__REQUEST__
Exactly reproduce each line of the listing that follows.

__PROVIDED MATERIAL__
-=-=-=-=-
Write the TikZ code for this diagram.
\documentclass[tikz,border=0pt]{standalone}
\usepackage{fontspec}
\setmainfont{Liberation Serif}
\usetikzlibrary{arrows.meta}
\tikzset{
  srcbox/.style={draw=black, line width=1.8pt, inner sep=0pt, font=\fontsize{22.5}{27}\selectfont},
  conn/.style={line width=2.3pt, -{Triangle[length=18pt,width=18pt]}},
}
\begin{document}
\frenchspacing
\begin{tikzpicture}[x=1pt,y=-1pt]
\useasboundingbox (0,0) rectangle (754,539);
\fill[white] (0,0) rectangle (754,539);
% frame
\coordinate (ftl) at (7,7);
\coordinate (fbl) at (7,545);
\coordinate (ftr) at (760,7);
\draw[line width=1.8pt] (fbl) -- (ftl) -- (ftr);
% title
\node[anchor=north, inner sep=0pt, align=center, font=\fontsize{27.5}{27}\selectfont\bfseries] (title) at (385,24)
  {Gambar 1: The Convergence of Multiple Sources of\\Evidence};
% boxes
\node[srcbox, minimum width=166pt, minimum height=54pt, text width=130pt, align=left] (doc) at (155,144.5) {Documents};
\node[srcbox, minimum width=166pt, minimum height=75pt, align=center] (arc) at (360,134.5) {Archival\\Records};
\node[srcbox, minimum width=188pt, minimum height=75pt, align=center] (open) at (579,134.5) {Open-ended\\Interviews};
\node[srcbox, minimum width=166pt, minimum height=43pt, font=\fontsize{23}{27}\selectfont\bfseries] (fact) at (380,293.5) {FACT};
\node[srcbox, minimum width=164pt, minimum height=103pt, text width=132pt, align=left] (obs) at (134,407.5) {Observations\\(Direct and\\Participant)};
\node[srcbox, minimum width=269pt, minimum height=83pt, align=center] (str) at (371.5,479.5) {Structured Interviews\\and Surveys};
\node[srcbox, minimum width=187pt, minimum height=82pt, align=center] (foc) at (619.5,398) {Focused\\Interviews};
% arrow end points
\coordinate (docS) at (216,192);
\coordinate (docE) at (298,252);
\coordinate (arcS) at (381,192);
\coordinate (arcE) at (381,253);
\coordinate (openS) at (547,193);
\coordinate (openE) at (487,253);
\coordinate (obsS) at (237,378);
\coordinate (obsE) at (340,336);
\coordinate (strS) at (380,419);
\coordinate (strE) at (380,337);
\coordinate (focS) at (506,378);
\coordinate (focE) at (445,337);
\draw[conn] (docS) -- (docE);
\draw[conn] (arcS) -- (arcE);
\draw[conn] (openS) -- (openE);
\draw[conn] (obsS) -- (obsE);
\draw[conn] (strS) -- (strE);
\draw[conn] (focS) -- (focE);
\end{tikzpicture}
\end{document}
-=-=-=-=-
__RESULT FOR THIS TASK__
Write the TikZ code for this diagram.
\documentclass[tikz,border=0pt]{standalone}
\usepackage{fontspec}
\setmainfont{Liberation Serif}
\usetikzlibrary{arrows.meta}
\tikzset{
  srcbox/.style={draw=black, line width=1.8pt, inner sep=0pt, font=\fontsize{22.5}{27}\selectfont},
  conn/.style={line width=2.3pt, -{Triangle[length=18pt,width=18pt]}},
}
\begin{document}
\frenchspacing
\begin{tikzpicture}[x=1pt,y=-1pt]
\useasboundingbox (0,0) rectangle (754,539);
\fill[white] (0,0) rectangle (754,539);
% frame
\coordinate (ftl) at (7,7);
\coordinate (fbl) at (7,545);
\coordinate (ftr) at (760,7);
\draw[line width=1.8pt] (fbl) -- (ftl) -- (ftr);
% title
\node[anchor=north, inner sep=0pt, align=center, font=\fontsize{27.5}{27}\selectfont\bfseries] (title) at (385,24)
  {Gambar 1: The Convergence of Multiple Sources of\\Evidence};
% boxes
\node[srcbox, minimum width=166pt, minimum height=54pt, text width=130pt, align=left] (doc) at (155,144.5) {Documents};
\node[srcbox, minimum width=166pt, minimum height=75pt, align=center] (arc) at (360,134.5) {Archival\\Records};
\node[srcbox, minimum width=188pt, minimum height=75pt, align=center] (open) at (579,134.5) {Open-ended\\Interviews};
\node[srcbox, minimum width=166pt, minimum height=43pt, font=\fontsize{23}{27}\selectfont\bfseries] (fact) at (380,293.5) {FACT};
\node[srcbox, minimum width=164pt, minimum height=103pt, text width=132pt, align=left] (obs) at (134,407.5) {Observations\\(Direct and\\Participant)};
\node[srcbox, minimum width=269pt, minimum height=83pt, align=center] (str) at (371.5,479.5) {Structured Interviews\\and Surveys};
\node[srcbox, minimum width=187pt, minimum height=82pt, align=center] (foc) at (619.5,398) {Focused\\Interviews};
% arrow end points
\coordinate (docS) at (216,192);
\coordinate (docE) at (298,252);
\coordinate (arcS) at (381,192);
\coordinate (arcE) at (381,253);
\coordinate (openS) at (547,193);
\coordinate (openE) at (487,253);
\coordinate (obsS) at (237,378);
\coordinate (obsE) at (340,336);
\coordinate (strS) at (380,419);
\coordinate (strE) at (380,337);
\coordinate (focS) at (506,378);
\coordinate (focE) at (445,337);
\draw[conn] (docS) -- (docE);
\draw[conn] (arcS) -- (arcE);
\draw[conn] (openS) -- (openE);
\draw[conn] (obsS) -- (obsE);
\draw[conn] (strS) -- (strE);
\draw[conn] (focS) -- (focE);
\end{tikzpicture}
\end{document}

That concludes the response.